From: leonie hermantin <lhermantin@hotmail.com>

Haitians protest immigration policy during President Bush visit

By Jody A. Benjamin
Staff Writer
Posted May 21 2002

CORAL GABLES · Protester Joseph Gourgue had hoped President Bush might
somehow see this placard: "Mr. President: Haitians need your help too."

But there was little chance Bush saw either the placard or the smattering of
protesters such as Gourgue gathered Monday behind police barricades at a
park. The president's motorcade traveled a different route to a nearby
$25,000-a-plate Republican Party fund-raiser, according to police.

"We wanted him to hear our message directly," said Gourgue, 42, of
Plantation.

Demonstrators speaking out on everything from immigration to Middle East
policy were among those at Ingraham Terrace Park. Organizers, told by police
they could not assemble outside the private home hosting the GOP
fund-raiser, chose the park as the next best location.

But the protesters' only audience was passing rush-hour traffic -- and the
media.

"They put immigrants in the same box with terrorists," shouted protester
Roman Pierre, 57, of Miami. "That's no good."

Haitian community leaders organized the rally in support of an estimated 250
Haitians detained in South Florida since December by the Immigration and
Naturalization Service. The asylum seekers are subject to a new INS policy
instituted that month that leaves them detained for the duration of their
months-long asylum application process.

But turnout for the rally was far lower than the hundreds that had been
predicted.
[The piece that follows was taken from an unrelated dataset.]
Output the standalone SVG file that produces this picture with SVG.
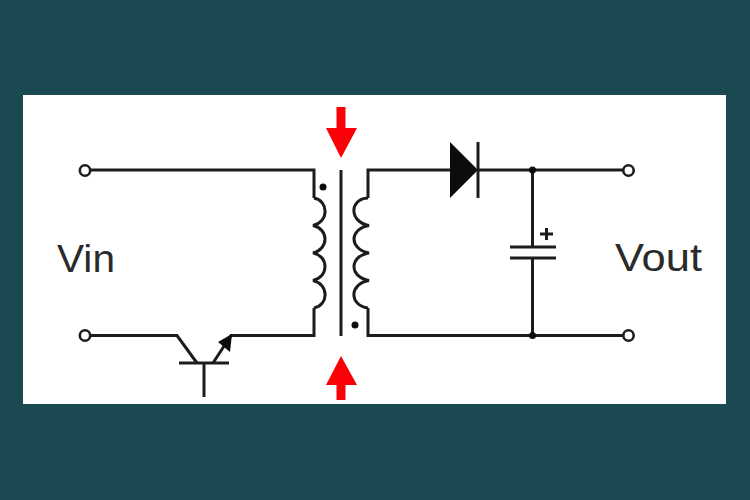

About 100 people were gathered at the park by early evening.

Rally organizer Marleine Bastien said the Haitian groups also tried
unsuccessfully to get a meeting with the president on Monday.

"They have been trying to stifle our cry for the past two weeks," said
Bastien, of Haitian Women of Miami. "He met with several Hispanic
organizations, but he didn't meet with any Haitian groups."

On Monday, an attorney representing the detained Haitians said that she will
appeal Friday's federal court decision to throw out a legal challenge to the
detention policy.

"[The judge] gave so much deference to the INS that legal challenges to
immigration decisions are rendered meaningless," said Cheryl Little,
director of the Florida Immigrant Advocacy Center, who attended to the
rally. "We have no choice but to appeal."